Trouble at the Factory
Apple’s Tata-led production has not been entirely smooth. In 2023, Tata’s Hosur factory, which produced iPhone casings, reportedly had a yield rate of just 50 percent, with half of the components failing Apple’s rigorous quality checks. This is a very low yield rate, and it highlights the importance of a skilled and efficient manufacturing operation.
“There just isn’t a sense of urgency,” a former Apple engineer told the Financial Times, speaking on Apple’s Indian operations in 2023. Apple’s 2025–2026 increase in Indian manufacturing will be a test of whether that situation has changed and by how much.
And despite this expansion being an effort to partially extricate Apple from its reliance on China, the expansion itself will rely heavily on Chinese workers. “You need the expertise from China,” says Singh. “Chinese engineers and other people, they have to come and setup the [production] lines.”
But this in turn could become a roadblock for Apple, if the Chinese government looks unfavorably on the company’s accelerating shift toward India. “I think the geopolitical pressures between India and China is the only limiting factor,” says Singh.
You Can’t Escape China
One reason China may not object is the nature of the production going on in India. At Apple’s Indian facilities, iPhone casings are made, and iPhones are assembled from already produced components.
This is not the highest value, the highest tech, form of manufacturing, the pinnacle of which—in consumer technology at least—is semiconductor fabrication. That’s the creation of processor chips. The Apple A18 series chipsets found in the iPhone 16 family devices are made by Taiwan’s TSMC, one of the most important companies in the world.
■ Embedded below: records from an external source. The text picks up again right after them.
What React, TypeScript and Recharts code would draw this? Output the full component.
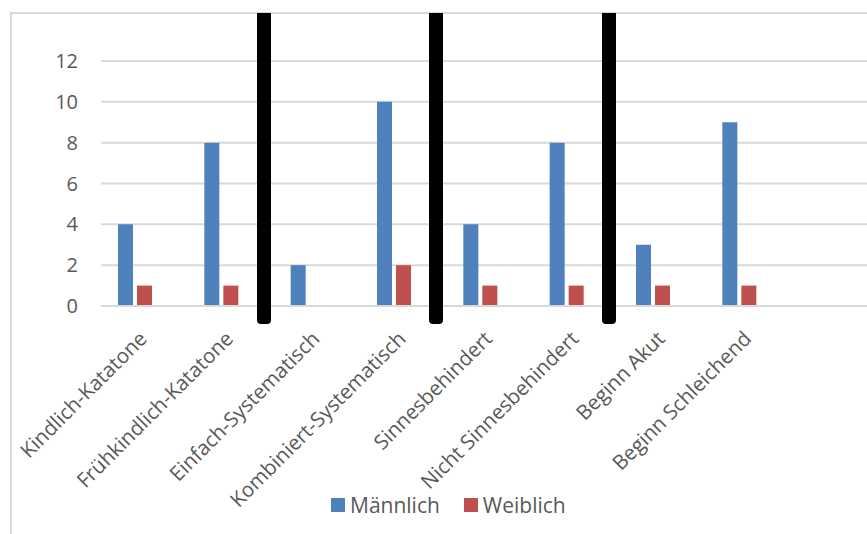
import { BarChart, Bar, XAxis, YAxis, CartesianGrid, Legend } from 'recharts';

const categories = [
  'Kindlich-Katatone',
  'Frühkindlich-Katatone',
  'Einfach-Systematisch',
  'Kombiniert-Systematisch',
  'Sinnesbehindert',
  'Nicht Sinnesbehindert',
  'Beginn Akut',
  'Beginn Schleichend',
  '',
];
const maennlich = [4, 8, 2, 10, 4, 8, 3, 9, null];
const weiblich = [1, 1, null, 2, 1, 1, 1, 1, null];
// third, empty series from the source sheet (keeps the bar groups off-centre)
const leer = [null, null, null, null, null, null, null, null, null];
const yTicks = [0, 2, 4, 6, 8, 10, 12];
// black separators: number of categories left of each one
const separatorsAt = [2, 4, 6];

const seriesColors = { maennlich: '#4f81bd', weiblich: '#c0504d' };

const data = categories.map((name, i) => ({
  name,
  maennlich: maennlich[i],
  weiblich: weiblich[i],
  leer: leer[i],
}));

const CHART_W = 880;
const CHART_H = 534;
const MARGIN = { top: 61, right: 2, bottom: 0, left: 0 };
const Y_AXIS_W = 101;
const X_AXIS_H = 228;
const FONT = '"Open Sans", "DejaVu Sans", sans-serif';
const TEXT = '#595959';
const GRID = '#d9d9d9';

const plotLeft = MARGIN.left + Y_AXIS_W;
const band = (CHART_W - plotLeft - MARGIN.right) / categories.length;

function CategoryTick({ x, y, payload }: { x: number; y: number; payload: { value: string } }) {
  return (
    <text
      x={0}
      y={0}
      transform={`translate(${x + 4},${y + 34}) rotate(-45)`}
      textAnchor="end"
      fill={TEXT}
      fontSize={20.5}
      fontFamily={FONT}
    >
      {payload.value}
    </text>
  );
}

function LegendContent() {
  const items = [
    { label: 'Männlich', color: seriesColors.maennlich },
    { label: 'Weiblich', color: seriesColors.weiblich },
  ];
  return (
    <div style={{ display: 'flex', alignItems: 'center', fontFamily: FONT, fontSize: 21, color: TEXT }}>
      {items.map((it, i) => (
        <div key={it.label} style={{ display: 'flex', alignItems: 'center', marginLeft: i ? 24 : 0 }}>
          <span style={{ width: 14, height: 14, background: it.color, marginRight: 5, display: 'inline-block' }} />
          <span style={{ lineHeight: '28px' }}>{it.label}</span>
        </div>
      ))}
    </div>
  );
}

export default function App() {
  return (
    <div
      style={{
        position: 'absolute',
        left: 0,
        top: 0,
        width: 867,
        height: 534,
        overflow: 'hidden',
        background: '#fff',
      }}
    >
      <div
        style={{
          position: 'absolute',
          left: 10,
          top: 12,
          width: 900,
          height: 600,
          border: `2px solid ${GRID}`,
        }}
      />
      <div style={{ position: 'absolute', left: 0, top: 0 }}>
        <BarChart width={CHART_W} height={CHART_H} data={data} margin={MARGIN} barGap={4}>
          <CartesianGrid vertical={false} stroke={GRID} strokeWidth={2} />
          <XAxis
            dataKey="name"
            height={X_AXIS_H}
            interval={0}
            tickLine={false}
            tickSize={0}
            tickMargin={0}
            axisLine={{ stroke: GRID, strokeWidth: 2 }}
            tick={CategoryTick}
          />
          <YAxis
            width={Y_AXIS_W}
            domain={[0, 12]}
            ticks={yTicks}
            axisLine={false}
            tickLine={false}
            tickSize={0}
            tickMargin={23}
            tick={{ fill: TEXT, fontSize: 20, fontFamily: FONT }}
          />
          <Legend
            verticalAlign="middle"
            layout="horizontal"
            content={<LegendContent />}
            wrapperStyle={{ top: 491, left: 331, width: 'auto' }}
          />
          <Bar dataKey="maennlich" name="Männlich" fill={seriesColors.maennlich} barSize={15} isAnimationActive={false} />
          <Bar dataKey="weiblich" name="Weiblich" fill={seriesColors.weiblich} barSize={15} isAnimationActive={false} />
          <Bar dataKey="leer" name="" legendType="none" fill="#9bbb59" barSize={15} isAnimationActive={false} />
        </BarChart>
      </div>
      {separatorsAt.map((k) => (
        <div
          key={k}
          style={{
            position: 'absolute',
            left: plotLeft + band * k - 10 - 7,
            top: 13,
            width: 14,
            height: 311,
            background: '#000',
            borderRadius: '0 0 4px 4px',
          }}
        />
      ))}
    </div>
  );
}
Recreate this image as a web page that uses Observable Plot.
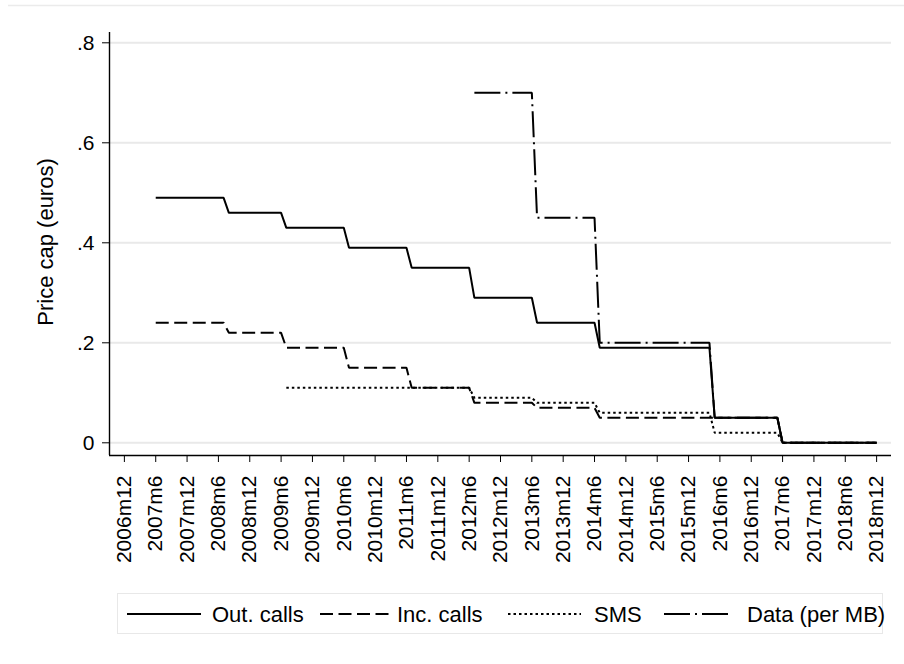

But the prospect of phone chipsets being produced in India remains a far-away one. “That’s another five to 10 years away,” says Singh, of Indian semiconductor fabrication. “That’s not a near-future thing. It’s a medium- to longer-term kind of thing … They’ve already started, but it will take some time. So majority of the high-value components will still come from China.”
Shifting iPhone assembly to India is a solution to Apple’s tariff problem, but it is not a solution to Apple’s China problem. And it might be argued that that problem only truly begins if China invades Taiwan.
While TSMC operates fabrication plants in Japan, China, and the US (in Arizona) alongside its many Taiwan locations, the Taiwanese government has asserted the most advanced fabrication technology will stay within Taiwan. This is yet another point of geopolitical tension, though. Previously, TSMC’s fabricators outside of the country were only permitted to produce chipsets two generations behind the latest. However, in January 2025, Taiwan’s minister of economic affairs, J.W. Kuo, loosened restrictions in this area.
“Private businesses should make their own business decisions based on their own technological progress,” Kuo said, following the announcement of plans to build a 2-nanometer chipset fabrication plant in the US, representing an investment of up to $30 billion in the US market by TSMC.